Assim, bacias industriais e de logística, a construção civil e o comércio grossista, surgem como gatilhos de difusão do fenómeno. Se tomarmos como exemplo o recente crescimento de casos em Lisboa e Vale do Tejo, vemos a relação com as atividades que envolvem mobilidade de trabalhadores. É o caso da construção civil, onde a subcontratação de pequenas e médias empresas traz trabalhadores de várias origens geográficas a um mesmo local, ou da atividade grossista e agrícola, com o recrutamento de migrantes, sem contrato a termo e que residem em coabitação em condições de habitabilidade precária. Ora numa semana, desenvolvem atividade num local, ora noutra semana, transferem-se para outro local, gerando uma aleatoriedade crescente no padrão de contágio, catalisado em casa com contatos familiares ou com elementos com quem coabitam, que iniciam novos clusters de contágio.
Por contraponto positivo, vemos que a definição de Planos de Contingência nos lares de idosos, afigurou-se eficaz, assistindo-se a uma estabilização dos contágios nestes lugares.
A presente evolução permite confirmar a relação com as características demográficas e socioeconómicas dos territórios. Portugal iniciou o desconfinamento a 4/05/2020 com um plano gradual de retoma de atividades (2ª fase - 18/05 e 3ª fase - 1/06) mas o padrão diferenciado de velocidade de propagação, evidencia a dificuldade em encontrar uma linearidade no fenómeno, limitando a definição de cenários futuros.

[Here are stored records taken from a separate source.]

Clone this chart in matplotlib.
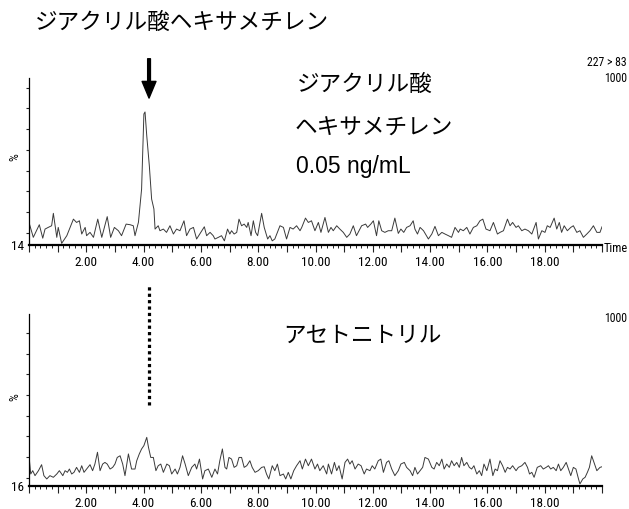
import matplotlib.pyplot as plt
from matplotlib.ticker import MultipleLocator, FuncFormatter

# upper trace: 227 > 83, 0.05 ng/mL standard (time in min, intensity in %)
t_std = [0.00, 0.15, 0.36, 0.48, 0.56, 0.67, 0.79, 0.85, 0.97, 1.02, 1.14, 1.32,
         1.55, 1.66, 1.76, 1.84, 1.96, 2.01, 2.13, 2.25, 2.40, 2.54, 2.73, 2.85,
         2.98, 3.12, 3.23, 3.39, 3.53, 3.64, 3.70, 3.82, 3.93, 4.01, 4.05, 4.11,
         4.20, 4.28, 4.36, 4.40, 4.51, 4.57, 4.69, 4.80, 4.92, 5.04, 5.15, 5.27,
         5.41, 5.50, 5.62, 5.74, 5.85, 6.12, 6.20, 6.32, 6.43, 6.49, 6.61, 6.72,
         6.82, 6.93, 7.01, 7.07, 7.16, 7.25, 7.33, 7.42, 7.51, 7.60, 7.65, 7.75,
         7.83, 7.91, 7.98, 8.12, 8.21, 8.33, 8.41, 8.49, 8.58, 8.76, 8.88, 8.99,
         9.11, 9.22, 9.34, 9.46, 9.52, 9.65, 9.75, 9.86, 9.98, 10.10, 10.19, 10.33,
         10.45, 10.54, 10.62, 10.74, 10.85, 10.97, 11.09, 11.20, 11.32, 11.43, 11.61, 11.75,
         11.82, 11.93, 12.02, 12.13, 12.21, 12.31, 12.42, 12.54, 12.66, 12.77, 12.89, 12.98,
         13.08, 13.18, 13.30, 13.41, 13.47, 13.56, 13.65, 13.77, 13.94, 14.06, 14.17, 14.29,
         14.41, 14.52, 14.64, 14.75, 14.87, 14.99, 15.05, 15.16, 15.28, 15.39, 15.51, 15.63,
         15.74, 15.84, 15.95, 16.09, 16.21, 16.35, 16.44, 16.56, 16.70, 16.79, 16.88, 17.00,
         17.08, 17.20, 17.31, 17.43, 17.55, 17.70, 17.78, 17.90, 18.01, 18.09, 18.19, 18.33,
         18.42, 18.51, 18.59, 18.68, 18.79, 18.91, 19.00, 19.12, 19.23, 19.35, 19.47, 19.58,
         19.70, 19.82, 19.93, 20.00]
i_std = [24.9, 17.7, 23.8, 17.3, 21.7, 22.5, 23.3, 29.3, 17.7, 22.5, 14.8, 18.5,
         26.5, 24.9, 25.7, 19.3, 22.5, 18.5, 20.1, 17.7, 26.5, 17.7, 27.7, 17.7,
         22.5, 20.9, 18.5, 24.1, 23.8, 23.3, 18.5, 25.0, 41.0, 77.3, 78.3, 66.8,
         52.3, 36.2, 31.4, 21.7, 23.3, 20.9, 21.7, 20.1, 23.3, 19.3, 21.7, 20.9,
         25.7, 18.5, 21.7, 22.5, 16.9, 22.8, 18.5, 20.1, 18.5, 16.9, 17.7, 18.5,
         16.0, 21.7, 19.3, 20.9, 19.3, 20.1, 26.5, 23.3, 24.1, 22.5, 24.9, 18.5,
         25.7, 20.1, 18.5, 29.3, 22.5, 16.9, 18.5, 16.0, 16.9, 23.3, 22.5, 16.9,
         22.5, 21.7, 23.3, 20.9, 22.5, 27.0, 24.9, 25.7, 20.9, 24.9, 20.1, 27.3,
         20.1, 22.5, 20.9, 23.3, 21.7, 20.1, 17.7, 19.3, 23.3, 18.5, 23.3, 24.1,
         22.5, 24.1, 25.7, 18.5, 25.7, 20.9, 20.1, 20.9, 20.9, 27.0, 19.6, 21.7,
         20.1, 22.5, 23.3, 25.7, 21.7, 19.3, 22.5, 20.9, 16.9, 19.3, 23.0, 18.5,
         20.1, 19.3, 18.5, 17.7, 22.5, 20.1, 21.7, 20.9, 22.5, 19.3, 22.5, 23.3,
         25.7, 26.5, 21.7, 20.9, 24.9, 19.3, 20.1, 20.9, 26.5, 23.3, 24.9, 22.5,
         23.3, 20.9, 21.7, 20.9, 19.3, 24.9, 16.9, 20.9, 20.1, 23.3, 22.5, 27.0,
         21.7, 24.9, 20.1, 23.3, 20.9, 22.5, 23.3, 20.1, 20.9, 17.7, 19.3, 20.9,
         23.3, 20.1, 20.1, 22.8]

# lower trace: acetonitrile blank
t_blank = [0.00, 0.06, 0.13, 0.21, 0.33, 0.44, 0.52, 0.62, 0.73, 0.85, 0.97, 1.06,
           1.18, 1.26, 1.34, 1.41, 1.49, 1.57, 1.66, 1.76, 1.84, 1.92, 2.01, 2.13,
           2.22, 2.30, 2.39, 2.48, 2.57, 2.65, 2.73, 2.83, 2.92, 3.00, 3.08, 3.18,
           3.27, 3.35, 3.47, 3.58, 3.70, 3.76, 3.85, 3.93, 4.01, 4.11, 4.17, 4.25,
           4.34, 4.43, 4.51, 4.60, 4.69, 4.81, 4.90, 4.98, 5.10, 5.18, 5.27, 5.36,
           5.45, 5.56, 5.68, 5.79, 5.85, 5.95, 6.06, 6.14, 6.26, 6.38, 6.49, 6.58,
           6.66, 6.75, 6.84, 6.90, 6.98, 7.07, 7.16, 7.25, 7.33, 7.42, 7.51, 7.60,
           7.71, 7.79, 7.89, 8.00, 8.12, 8.21, 8.29, 8.37, 8.49, 8.58, 8.67, 8.76,
           8.88, 8.96, 9.05, 9.14, 9.24, 9.34, 9.46, 9.54, 9.65, 9.75, 9.86, 9.98,
           10.07, 10.15, 10.27, 10.39, 10.45, 10.56, 10.66, 10.74, 10.82, 10.93, 11.03, 11.12,
           11.20, 11.28, 11.38, 11.49, 11.59, 11.70, 11.78, 11.90, 11.98, 12.07, 12.19, 12.28,
           12.37, 12.48, 12.56, 12.66, 12.77, 12.89, 12.98, 13.10, 13.18, 13.30, 13.39, 13.47,
           13.56, 13.65, 13.74, 13.82, 13.94, 14.06, 14.14, 14.23, 14.32, 14.41, 14.49, 14.58,
           14.67, 14.75, 14.84, 14.93, 15.02, 15.10, 15.18, 15.28, 15.37, 15.45, 15.53, 15.63,
           15.72, 15.80, 15.88, 15.98, 16.09, 16.19, 16.27, 16.35, 16.44, 16.53, 16.62, 16.70,
           16.79, 16.88, 17.00, 17.08, 17.20, 17.31, 17.40, 17.47, 17.55, 17.63, 17.74, 17.86,
           17.95, 18.05, 18.13, 18.21, 18.30, 18.40, 18.48, 18.56, 18.65, 18.75, 18.83, 18.91,
           19.00, 19.09, 19.18, 19.23, 19.33, 19.41, 19.49, 19.56, 19.64, 19.72, 19.82, 19.93,
           20.00]
i_blank = [30.6, 21.8, 23.4, 21.0, 23.4, 26.3, 21.0, 19.4, 21.0, 20.2, 21.8, 23.4,
           21.0, 23.4, 22.6, 24.2, 21.8, 22.6, 25.0, 22.6, 25.8, 22.6, 24.2, 26.3,
           23.4, 26.6, 32.3, 23.4, 26.6, 27.4, 26.6, 24.2, 25.0, 26.6, 29.8, 30.6,
           26.6, 21.0, 31.5, 24.2, 24.2, 28.2, 31.5, 33.9, 35.5, 39.5, 34.7, 29.8,
           29.8, 23.4, 25.8, 26.6, 22.6, 26.6, 25.8, 21.8, 24.2, 21.8, 25.0, 30.6,
           26.6, 21.0, 25.0, 26.6, 24.2, 29.0, 19.4, 23.4, 24.2, 20.2, 24.2, 21.8,
           28.2, 33.9, 25.0, 24.2, 29.8, 29.0, 25.0, 25.8, 29.8, 29.8, 25.0, 25.8,
           28.2, 25.0, 22.6, 23.4, 25.0, 25.3, 21.8, 19.4, 25.8, 23.4, 26.6, 21.0,
           21.8, 19.4, 22.6, 19.4, 23.4, 25.8, 28.2, 24.2, 29.0, 25.8, 29.0, 24.2,
           26.6, 23.4, 25.8, 21.8, 26.6, 21.8, 27.4, 23.4, 25.8, 19.4, 27.4, 29.0,
           26.6, 28.2, 24.2, 26.6, 25.8, 21.8, 24.2, 23.4, 25.8, 24.2, 28.2, 29.0,
           22.6, 27.4, 28.2, 24.2, 21.0, 23.4, 26.6, 27.4, 25.0, 23.4, 21.0, 25.0,
           21.8, 23.4, 25.0, 29.8, 29.0, 25.0, 24.2, 27.4, 25.8, 29.0, 24.2, 26.6,
           25.0, 28.2, 25.8, 27.4, 25.0, 29.8, 25.8, 27.4, 25.0, 24.2, 25.8, 21.8,
           23.4, 21.0, 26.6, 23.4, 29.0, 21.0, 24.2, 23.4, 28.2, 25.8, 22.6, 25.0,
           24.2, 25.8, 23.4, 25.0, 25.8, 27.4, 25.0, 21.8, 22.6, 20.2, 25.0, 25.8,
           24.2, 25.0, 25.8, 24.2, 25.0, 23.4, 26.6, 23.4, 25.0, 27.4, 24.2, 21.0,
           25.0, 24.2, 19.4, 17.0, 19.4, 20.2, 22.6, 25.0, 30.6, 27.4, 23.4, 25.0,
           25.3]

NARROW = ['Liberation Sans Narrow', 'Roboto Condensed', 'DejaVu Sans']
JP = ['Noto Sans CJK JP', 'DejaVu Sans']
LATIN = ['Liberation Sans', 'DejaVu Sans']

plt.rcParams['font.family'] = NARROW
plt.rcParams['font.stretch'] = 'condensed'

W, H = 629, 510


def px(x, y):
    # pixel position (from top-left) -> figure fraction
    return x / W, 1 - y / H


def style_axis(ax, ymin, ymax):
    ax.set_xlim(0, 20)
    ax.set_ylim(ymin, ymax)
    ax.set_facecolor('none')
    ax.spines['top'].set_visible(False)
    ax.spines['right'].set_visible(False)
    ax.spines['bottom'].set_linewidth(1.6)
    ax.spines['left'].set_linewidth(0.9)
    ax.xaxis.set_major_locator(MultipleLocator(1))
    ax.xaxis.set_minor_locator(MultipleLocator(0.2))
    ax.xaxis.set_major_formatter(FuncFormatter(
        lambda v, p: f"{v:.2f}" if 0 < v < 20 and round(v) % 2 == 0 else ""))
    ax.tick_params(axis='x', which='major', length=5, width=0.8, pad=2.5,
                   labelsize=9.5, color='#222222')
    ax.tick_params(axis='x', which='minor', length=2.5, width=0.7, color='#222222')
    ax.set_yticks(range(20, 100, 10))
    ax.set_yticklabels([])
    ax.tick_params(axis='y', length=2.5, width=0.8, color='#222222')


fig = plt.figure(figsize=(W / 100, H / 100), dpi=100)
ax1 = fig.add_axes([29 / W, 1 - 246 / H, 573 / W, 167 / H])
ax2 = fig.add_axes([29 / W, 1 - 487 / H, 573 / W, 172 / H])

style_axis(ax1, 14, 94.7)
style_axis(ax2, 16, 99.1)

ax1.plot(t_std, i_std, color='#3a3a3a', lw=0.7)
ax2.plot(t_blank, i_blank, color='#3a3a3a', lw=0.7)

# arrow over the analyte peak and dotted guide in the blank
ax1.annotate('', xy=(4.19, 85), xytext=(4.19, 104), annotation_clip=False,
             arrowprops=dict(width=2.0, headwidth=10, headlength=12,
                             color='black', shrink=0))
ax2.plot([4.19, 4.19], [55.1, 113.6], color='black', lw=2.3,
         ls=(0, (1, 1)), dash_capstyle='butt', clip_on=False)

# axis annotations (MassLynx style)
fig.text(*px(24, 247), '14', ha='right', va='center', fontsize=9.5)
fig.text(*px(24, 488), '16', ha='right', va='center', fontsize=9.5)
fig.text(*px(15, 157), '%', ha='center', va='center', rotation=90, fontsize=9)
fig.text(*px(15, 397), '%', ha='center', va='center', rotation=90, fontsize=9)
fig.text(*px(604, 248), 'Time', ha='left', va='center', fontsize=8.8)
fig.text(*px(627, 63), '227 > 83', ha='right', va='center', fontsize=8.5)
fig.text(*px(627, 78), '1000', ha='right', va='center', fontsize=8.5)
fig.text(*px(627, 319), '1000', ha='right', va='center', fontsize=8.5)

# labels
fig.text(*px(35, 22), 'ジアクリル酸ヘキサメチレン', ha='left', va='center',
         fontsize=16.3, family=JP, stretch='normal')
fig.text(*px(297, 84), 'ジアクリル酸', ha='left', va='center', fontsize=16.3,
         family=JP, stretch='normal')
fig.text(*px(295, 128), 'ヘキサメチレン', ha='left', va='center', fontsize=16.3,
         family=JP, stretch='normal')
fig.text(*px(296, 167), '0.05 ng/mL', ha='left', va='center', fontsize=16.5,
         family=LATIN, stretch='normal')
fig.text(*px(283, 335), 'アセトニトリル', ha='left', va='center', fontsize=16.3,
         family=JP, stretch='normal')

fig.savefig('out.png', dpi=100)
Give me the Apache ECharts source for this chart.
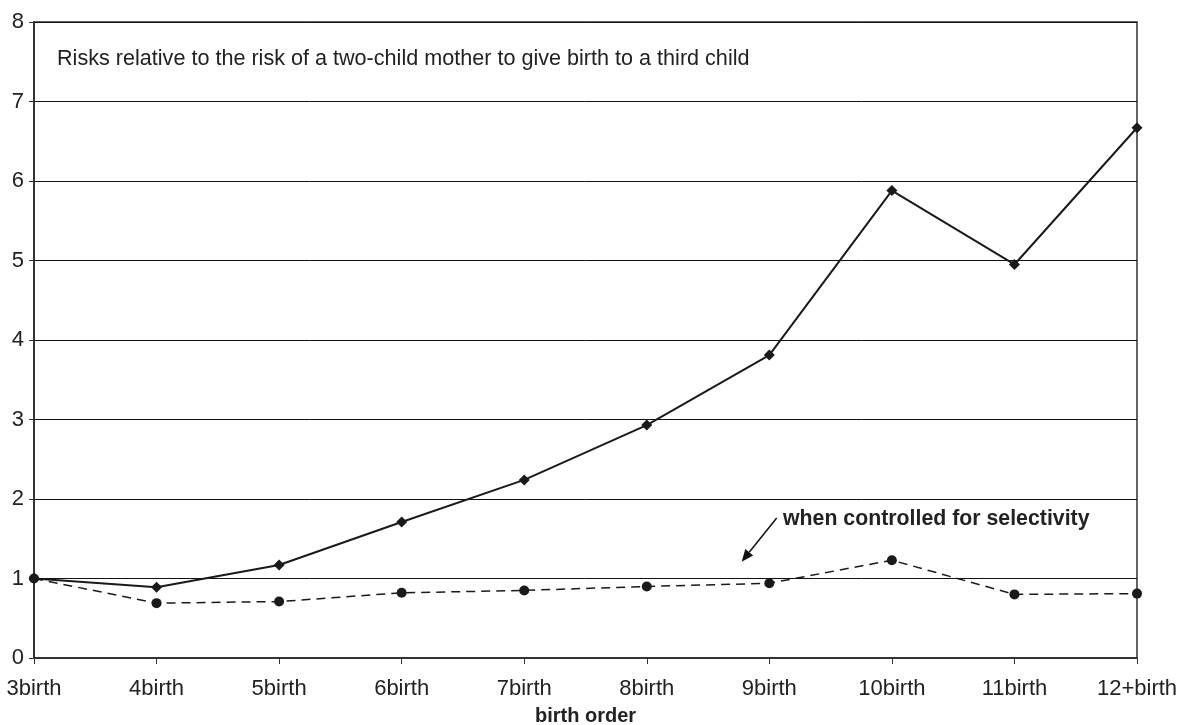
<!DOCTYPE html>
<html>
<head>
<meta charset="utf-8">
<script src="https://cdn.jsdelivr.net/npm/echarts@6/dist/echarts.min.js"></script>
<style>html,body{margin:0;padding:0;background:#fff}#c{width:1181px;height:725px}</style>
</head>
<body>
<div id="c"></div>
<script>
const categories = ['3birth','4birth','5birth','6birth','7birth','8birth','9birth','10birth','11birth','12+birth'];
const rawRisk = [1.0, 0.89, 1.17, 1.71, 2.24, 2.93, 3.81, 5.88, 4.95, 6.67];
const controlledRisk = [1.0, 0.69, 0.71, 0.82, 0.85, 0.90, 0.94, 1.23, 0.80, 0.81];
const yTicks = [0,1,2,3,4,5,6,7,8];
const noteText = 'Risks relative to the risk of a two-child mother to give birth to a third child';
const arrowText = 'when controlled for selectivity';
const xName = 'birth order';

const chart = echarts.init(document.getElementById('c'), null, {renderer:'canvas'});
const FONT = '"Liberation Sans", Arial, sans-serif';
const dark = '#222';
chart.setOption({
  animation: false,
  backgroundColor: '#fff',
  grid: {left: 34, right: 44, top: 22, bottom: 67, show: true, borderColor: '#333', borderWidth: 1.5,
         backgroundColor: 'transparent', containLabel: false, outerBoundsMode: 'none'},
  xAxis: {
    type: 'category', data: categories, boundaryGap: false,
    name: xName, nameLocation: 'middle', nameGap: 48,
    nameTextStyle: {fontFamily: FONT, fontWeight: 'bold', fontSize: 20, color: dark},
    axisLine: {lineStyle: {color: '#333', width: 2}},
    axisTick: {show: true, length: 6, lineStyle: {color: '#333', width: 1}},
    axisLabel: {fontFamily: FONT, fontSize: 22, color: dark, margin: 20},
    splitLine: {show: false}
  },
  yAxis: {
    type: 'value', min: 0, max: 8, interval: 1,
    axisLine: {show: true, lineStyle: {color: '#333', width: 2}},
    axisTick: {show: true, length: 5, lineStyle: {color: '#333', width: 1}},
    axisLabel: {fontFamily: FONT, fontSize: 22, color: dark, margin: 10},
    splitLine: {show: true, lineStyle: {color: '#111', width: 1}}
  },
  graphic: [
    {type: 'text', left: 57, top: 48, style: {text: noteText, font: '21.6px ' + FONT, fill: dark}},
    {type: 'text', left: 783, top: 509, style: {text: arrowText, font: 'bold 21.3px ' + FONT, fill: dark}},
    {type: 'line', shape: {x1: 776.7, y1: 518, x2: 749.2, y2: 552.3}, style: {stroke: '#111', lineWidth: 1.5}},
    {type: 'polygon', shape: {points: [[741.7,561.7],[753.2,555.5],[745.3,549.1]]}, style: {fill: '#111'}}
  ],
  series: [
    {
      type: 'line', data: rawRisk, symbol: 'diamond', symbolSize: 11,
      lineStyle: {color: '#1a1a1a', width: 2}, itemStyle: {color: '#1a1a1a'}, z: 3
    },
    {
      type: 'line', data: controlledRisk, symbol: 'circle', symbolSize: 10,
      lineStyle: {color: '#1a1a1a', width: 1.5, type: [9, 6]}, itemStyle: {color: '#1a1a1a'}, z: 4
    }
  ]
});
</script>
</body>
</html>
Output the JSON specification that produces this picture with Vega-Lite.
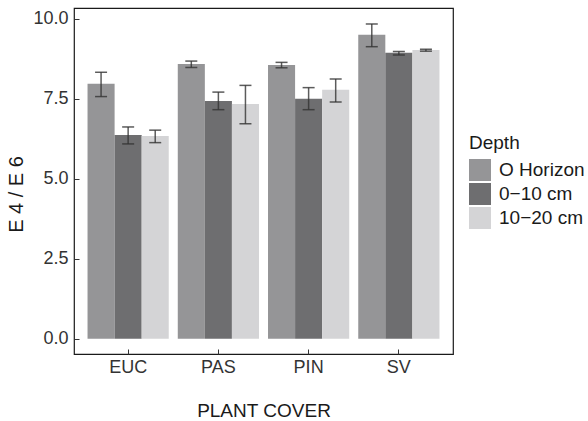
{
  "$schema": "https://vega.github.io/schema/vega-lite/v6.json",
  "width": 379,
  "height": 346,
  "autosize": {"type": "none"},
  "padding": {"left": 74, "top": 8, "right": 135, "bottom": 67},
  "background": "white",
  "config": {
    "font": "Liberation Sans",
    "view": {"stroke": "#1a1a1a", "strokeWidth": 1.2},
    "axis": {
      "grid": false,
      "domain": false,
      "ticks": true,
      "tickColor": "#333333",
      "tickSize": -5,
      "tickWidth": 1,
      "labelColor": "#333333",
      "labelFontSize": 18,
      "titleColor": "#1a1a1a",
      "titleFontSize": 19,
      "titleFontWeight": "normal"
    }
  },
  "data": {
    "values": [
      {"cover": "EUC", "depth": "O Horizon", "mean": 7.97, "lo": 7.57, "hi": 8.33},
      {"cover": "EUC", "depth": "0−10 cm", "mean": 6.37, "lo": 6.09, "hi": 6.62},
      {"cover": "EUC", "depth": "10−20 cm", "mean": 6.34, "lo": 6.13, "hi": 6.52},
      {"cover": "PAS", "depth": "O Horizon", "mean": 8.59, "lo": 8.48, "hi": 8.68},
      {"cover": "PAS", "depth": "0−10 cm", "mean": 7.43, "lo": 7.16, "hi": 7.71},
      {"cover": "PAS", "depth": "10−20 cm", "mean": 7.34, "lo": 6.72, "hi": 7.92},
      {"cover": "PIN", "depth": "O Horizon", "mean": 8.56, "lo": 8.47, "hi": 8.64},
      {"cover": "PIN", "depth": "0−10 cm", "mean": 7.5, "lo": 7.16, "hi": 7.85},
      {"cover": "PIN", "depth": "10−20 cm", "mean": 7.78, "lo": 7.4, "hi": 8.12},
      {"cover": "SV", "depth": "O Horizon", "mean": 9.5, "lo": 9.13, "hi": 9.84},
      {"cover": "SV", "depth": "0−10 cm", "mean": 8.94, "lo": 8.87, "hi": 8.98},
      {"cover": "SV", "depth": "10−20 cm", "mean": 9.03, "lo": 8.99, "hi": 9.05}
    ]
  },
  "encoding": {
    "x": {
      "field": "cover",
      "type": "nominal",
      "title": "PLANT COVER",
      "scale": {"paddingInner": 0.1, "paddingOuter": 0.15},
      "axis": {"labelAngle": 0, "labelPadding": 9, "titlePadding": 25}
    },
    "xOffset": {
      "field": "depth",
      "type": "nominal",
      "sort": ["O Horizon", "0−10 cm", "10−20 cm"],
      "scale": {"paddingInner": 0, "paddingOuter": 0}
    }
  },
  "layer": [
    {
      "mark": {"type": "bar"},
      "encoding": {
        "y": {
          "field": "mean",
          "type": "quantitative",
          "title": "E 4 / E 6",
          "scale": {"domain": [-0.48, 10.34], "nice": false, "zero": false},
          "axis": {"values": [0, 2.5, 5, 7.5, 10], "format": ".1f", "labelPadding": 11, "titlePadding": 6, "titleFontSize": 20, "titleY": 186}
        },
        "y2": {"datum": 0},
        "color": {
          "field": "depth",
          "type": "nominal",
          "sort": ["O Horizon", "0−10 cm", "10−20 cm"],
          "scale": {"domain": ["O Horizon", "0−10 cm", "10−20 cm"], "range": ["#959597", "#6e6e70", "#d4d4d6"]},
          "legend": {
            "title": "Depth",
            "orient": "none",
            "legendX": 395,
            "legendY": 126,
            "titleFontSize": 19,
            "titleFontWeight": "normal",
            "titleColor": "#1a1a1a",
            "titlePadding": 6,
            "labelFontSize": 19,
            "labelColor": "#1a1a1a",
            "labelOffset": 8,
            "symbolType": "square",
            "symbolSize": 484,
            "symbolStrokeWidth": 0,
            "rowPadding": 2
          }
        }
      }
    },
    {
      "mark": {"type": "rule", "color": "#333333", "opacity": 0.8, "strokeWidth": 1.5},
      "encoding": {
        "y": {"field": "lo", "type": "quantitative"},
        "y2": {"field": "hi"}
      }
    },
    {
      "mark": {"type": "tick", "color": "#333333", "opacity": 0.8, "thickness": 1.5, "size": 12, "orient": "horizontal"},
      "encoding": {
        "y": {"field": "lo", "type": "quantitative"}
      }
    },
    {
      "mark": {"type": "tick", "color": "#333333", "opacity": 0.8, "thickness": 1.5, "size": 12, "orient": "horizontal"},
      "encoding": {
        "y": {"field": "hi", "type": "quantitative"}
      }
    }
  ]
}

Neste contexto, a efetivação da ação de testar é fundamental para encontrar os clusters e limitá-los, uma vez que estratégias de confinamento total serão difíceis de voltar a implementar, pelas nefastas consequências económicas e sociais que arrastam. Volvidos os primeiros 100 dias, Portugal encontrou “tempo” para os serviços de saúde se prepararem para eventuais momentos de futura pressão. As interrogações são muitas, constituindo um enorme desafio, ultrapassar a pandemia e ao mesmo tempo, atenuar as vulnerabilidades sociais que esta expôs.